The legal question the Supreme Court is considering is not whether the world’s largest retailer discriminated, but instead a technical question: Are the statistics sufficient such that these women who began the lawsuit a decade ago should be able to represent a huge nationwide class of current and former employees in a class action suit? Walmart will argue before the court that the female employees at different stores don’t have enough in common to be a single class action lawsuit.

What’s At Stake In The Massive Walmart Anti-Discrimination Case Before The Supreme Court

According to a published report on the arguments before the Supremes, our corporate friendly Justices don’t seem to be impressed with the workers.

On Tuesday, the U.S. Supreme Court heard oral argument on Wal-Mart’s appeal of the Ninth Circuit’s en banc decision upholding the certification of a class action gender discrimination lawsuit in Dukes v. Wal-Mart Stores, Inc. As noted by a number of commentators (among them The Wall Street Journal, Forbes, The Christian Science Monitor, and CNN), the tone of the Court’s questioning indicates that the Court is likely to rule in Wal-Mart’s favor.

Several Justices expressed strong skepticism of the merits of Plaintiff’s charge of company-wide sex discrimination. After confirming that subjective decisionmaking is not necessarily illegal, Chief Justice Roberts asked how much discrimination needs to be shown to conclude that it was caused by corporate policy, rather than a few bad actors. He also pointed out that Wal-Mart’s pay disparity is less than the national average.

The Court also appeared to be skeptical of Plaintiffs’ ability to certify a class. Justices Breyer, Scalia and Kennedy all questioned how a policy could truly be common to all women employees. Justice Scalia pointed out that the class included women who were not underpaid, and Justice Kennedy observed that if the decisions were truly “standardless” then they could not be common.

The most skeptical questioning concerned a defendant’s ability (or inability, in this case) to defend itself in such a large class action. Justices Ginsburg and Sotomayor both asked when and how a defendant could show that an individual class member was not entitled to back pay because she should have been fired or disciplined.

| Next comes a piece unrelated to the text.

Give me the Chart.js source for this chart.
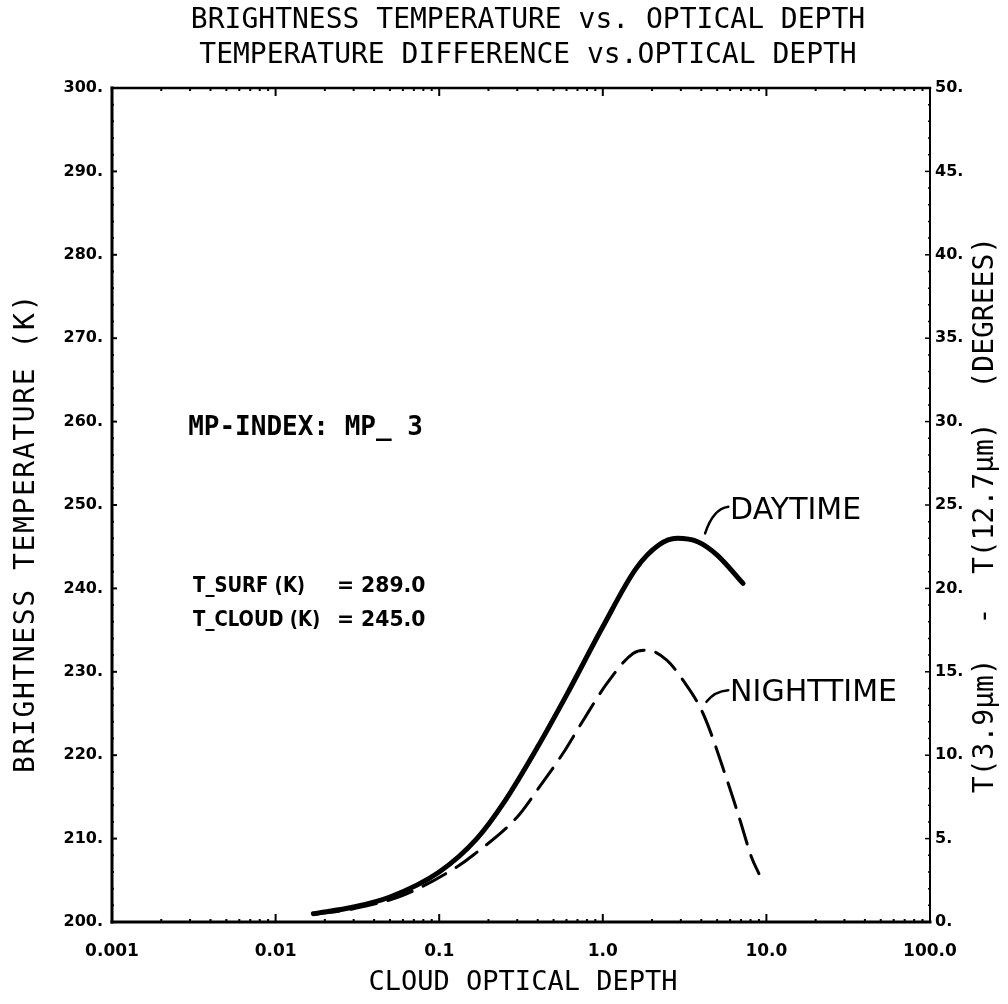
<!DOCTYPE html>
<html><head><meta charset="utf-8">
<script src="https://cdn.jsdelivr.net/npm/chart.js@4.4.1/dist/chart.umd.min.js"></script>
<style>html,body{margin:0;padding:0;background:#fff}#wrap{width:1008px;height:1004px}</style>
</head><body><div id="wrap"><canvas id="c" width="1008" height="1004"></canvas></div>
<script>
// ---- data ----
const dayTau    = [0.017, 0.03, 0.05, 0.1, 0.17, 0.25, 0.4, 0.6, 1.0, 1.6, 2.2, 2.84, 3.8, 5.0, 7.2];
const dayDiff   = [0.5,   0.9,  1.5,  3.0, 5.0,  7.2,  10.5, 13.6, 17.7, 21.2, 22.6, 23.0, 22.8, 22.0, 20.3];
const nightTau  = [0.017, 0.03, 0.06, 0.128, 0.161, 0.3, 0.41, 0.57, 0.76, 1.06, 1.53, 1.86, 2.46, 3.09, 4.1, 5.75, 6.9, 8.1, 9.0];
const nightDiff = [0.45,  0.8,  1.6,  3.3,   4.0,   6.3, 8.1,  10.1, 12.1, 14.3, 16.1, 16.3, 15.7, 14.5, 12.5, 8.5, 6.1, 3.9, 2.9];
const xTickValues = [0.001, 0.01, 0.1, 1, 10, 100];
const xTickLabels = ['0.001', '0.01', '0.1', '1.0', '10.0', '100.0'];
const titleLines = ['BRIGHTNESS TEMPERATURE vs. OPTICAL DEPTH', 'TEMPERATURE DIFFERENCE vs.OPTICAL DEPTH'];
const xTitle = 'CLOUD OPTICAL DEPTH';
const yLeftTitle = 'BRIGHTNESS TEMPERATURE (K)';
const yRightTitle = 'T(3.9\u03bcm)  -  T(12.7\u03bcm)  (DEGREES)';
const infoLines = [['T_SURF (K)', '= 289.0'], ['T_CLOUD (K)', '= 245.0']];
const mpIndex = 'MP-INDEX: MP_ 3';

const toPts = (xs, ys) => xs.map((v, i) => ({x: v, y: ys[i]}));

function seg(ctx, x1, y1, x2, y2, w) {
  ctx.lineWidth = w; ctx.beginPath(); ctx.moveTo(x1, y1); ctx.lineTo(x2, y2); ctx.stroke();
}
function txt(ctx, s, x, y, font, o = {}) {
  ctx.save();
  ctx.translate(x, y);
  if (o.rot) ctx.rotate(o.rot);
  if (o.sx) ctx.scale(o.sx, 1);
  ctx.font = font;
  ctx.fillStyle = '#000';
  ctx.textAlign = o.align || 'left';
  ctx.textBaseline = 'middle';
  if (o.ls) ctx.letterSpacing = o.ls + 'px';
  ctx.fillText(s, 0, 0);
  ctx.restore();
}

const decor = {
  id: 'decor',
  afterDraw(chart) {
    const {ctx, chartArea: a, scales: {x, y, y1}} = chart;
    ctx.save();
    ctx.strokeStyle = '#000';
    ctx.lineCap = 'square';
    // frame
    seg(ctx, a.left, a.top, a.left, a.bottom, 3);
    seg(ctx, a.left, a.bottom, a.right, a.bottom, 3);
    seg(ctx, a.left, a.top, a.right, a.top, 2.5);
    seg(ctx, a.right, a.top, a.right, a.bottom, 2);
    ctx.lineCap = 'butt';
    // log ticks top & bottom
    for (let d = -3; d < 2; d++) {
      for (let m = 1; m < 10; m++) {
        const px = x.getPixelForValue(m * Math.pow(10, d));
        const len = m === 1 ? 8 : 3;
        seg(ctx, px, a.bottom, px, a.bottom - len, 2);
        seg(ctx, px, a.top, px, a.top + len, 2);
      }
    }
    // left / right ticks
    for (let v = 200; v <= 300; v += 2) {
      const py = y.getPixelForValue(v);
      seg(ctx, a.left, py, a.left + (v % 10 === 0 ? 5 : 2), py, 2);
    }
    for (let v = 0; v <= 50; v += 1) {
      const py = y1.getPixelForValue(v);
      seg(ctx, a.right, py, a.right - (v % 5 === 0 ? 5 : 2), py, 1.5);
    }
    // titles
    const cx = (a.left + a.right) / 2 + 7;
    txt(ctx, titleLines[0], cx, 21, '28px "DejaVu Sans Mono"', {align: 'center'});
    txt(ctx, titleLines[1], cx, 56, '28px "DejaVu Sans Mono"', {align: 'center'});
    txt(ctx, xTitle, cx - 5, 983, '27px "DejaVu Sans Mono"', {align: 'center'});
    txt(ctx, yLeftTitle, 27, (a.top + a.bottom) / 2 + 28, '28px "DejaVu Sans Mono"', {align: 'center', rot: -Math.PI / 2, ls: 1.6});
    txt(ctx, yRightTitle, 986, (a.top + a.bottom) / 2 + 10, '28px "DejaVu Sans Mono"', {align: 'center', rot: -Math.PI / 2});
    // annotations positioned in data units
    txt(ctx, mpIndex, x.getPixelForValue(0.00292), y.getPixelForValue(259.2), 'bold 26px "DejaVu Sans Mono"');
    infoLines.forEach((ln, i) => {
      const py = y.getPixelForValue(240.2 - i * 4.0);
      txt(ctx, ln[0], x.getPixelForValue(0.00313), py, 'bold 21px "DejaVu Sans"', {sx: 0.86});
      txt(ctx, ln[1], x.getPixelForValue(0.0237), py, 'bold 21px "DejaVu Sans"', {sx: 0.97});
    });
    // curve labels with leader lines
    ctx.lineWidth = 2.5; ctx.lineCap = 'round';
    let p0 = [x.getPixelForValue(4.22), y1.getPixelForValue(23.3)];
    let p1 = [x.getPixelForValue(5.85), y1.getPixelForValue(24.9)];
    ctx.beginPath(); ctx.moveTo(p0[0], p0[1]); ctx.quadraticCurveTo(p0[0] + 8, p1[1] + 2, p1[0], p1[1]); ctx.stroke();
    txt(ctx, 'DAYTIME', x.getPixelForValue(6.0), y1.getPixelForValue(24.6), '30px "DejaVu Sans"');
    p0 = [x.getPixelForValue(4.3), y1.getPixelForValue(13.2)];
    p1 = [x.getPixelForValue(5.85), y1.getPixelForValue(13.9)];
    ctx.beginPath(); ctx.moveTo(p0[0], p0[1]); ctx.quadraticCurveTo(p0[0] + 8, p1[1] + 1, p1[0], p1[1]); ctx.stroke();
    txt(ctx, 'NIGHTTIME', x.getPixelForValue(6.0), y1.getPixelForValue(13.7), '30px "DejaVu Sans"');
    ctx.restore();
  }
};

new Chart(document.getElementById('c'), {
  type: 'line',
  data: {
    datasets: [
      {label: 'DAYTIME', data: toPts(dayTau, dayDiff), yAxisID: 'y1', borderColor: '#000', borderWidth: 5,
       pointRadius: 0, cubicInterpolationMode: 'monotone', borderCapStyle: 'round', fill: false},
      {label: 'NIGHTTIME', data: toPts(nightTau, nightDiff), yAxisID: 'y1', borderColor: '#000', borderWidth: 3,
       borderDash: [26, 12], pointRadius: 0, cubicInterpolationMode: 'monotone', borderCapStyle: 'round', fill: false}
    ]
  },
  options: {
    responsive: false,
    devicePixelRatio: 1,
    animation: false,
    layout: {padding: {top: 88, left: 0, right: 0, bottom: 0}},
    plugins: {legend: {display: false}, title: {display: false}, tooltip: {enabled: false}},
    scales: {
      x: {
        type: 'logarithmic', position: 'bottom', min: 0.001, max: 100,
        afterBuildTicks: s => { s.ticks = xTickValues.map(v => ({value: v})); },
        afterFit: s => { s.height = 82; },
        ticks: {autoSkip: false, maxRotation: 0, padding: 19, color: '#000',
          font: {family: 'DejaVu Sans', size: 17, weight: 'bold'},
          callback: (v, i) => xTickLabels[i]},
        grid: {display: false, drawTicks: false}, border: {display: false}
      },
      y: {
        type: 'linear', position: 'left', min: 200, max: 300,
        afterFit: s => { s.width = 112; },
        ticks: {stepSize: 10, padding: 9, color: '#000',
          font: {family: 'DejaVu Sans', size: 16, weight: 'bold'},
          callback: v => v + '.'},
        grid: {display: false, drawTicks: false}, border: {display: false}
      },
      y1: {
        type: 'linear', position: 'right', min: 0, max: 50,
        afterFit: s => { s.width = 78; },
        ticks: {stepSize: 5, padding: 5, color: '#000',
          font: {family: 'DejaVu Sans', size: 16, weight: 'bold'},
          callback: v => v + '.'},
        grid: {display: false, drawTicks: false}, border: {display: false}
      }
    }
  },
  plugins: [decor]
});
</script>
</body></html>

A Skeptical U.S. Supreme Court Vigorously Questions Certification of a Mammoth Sex-Discrimination Class Action Lawsuit

“Why waste any print or time on this? SCOTUS will rule against the workers. It will rule for the corporatio­ns.

The oligarchic kleptocrat­ic takeover of American government at all levels, Congress, Judiciary, and Executive, is complete. Citizens United demonstrat­ed this for SCOTUS. To expect any ruling now that upholds the rule of law or the rights of workers is just a waste of time.

Bow down now to your masters, the 5% of our citizens who own over 65% of the wealth of the nation, or more; and your corporate masters, who own Congress, pay no taxes (See GE, billions in unpaid taxes), and are awash in taxpayer bailout money while the deficit is to be addressed by destroying the middle class, the unions, and the poor, and insuring that their votes are prevented or ignored.

Welcome to what USED TO BE America. Not sure what to call it anymore. Certainly not the land of the free under a rule of law. More like a sharecropp­ers nightmare. When you have Republican­s now actively advocating a return to child labor, just what do you expect?”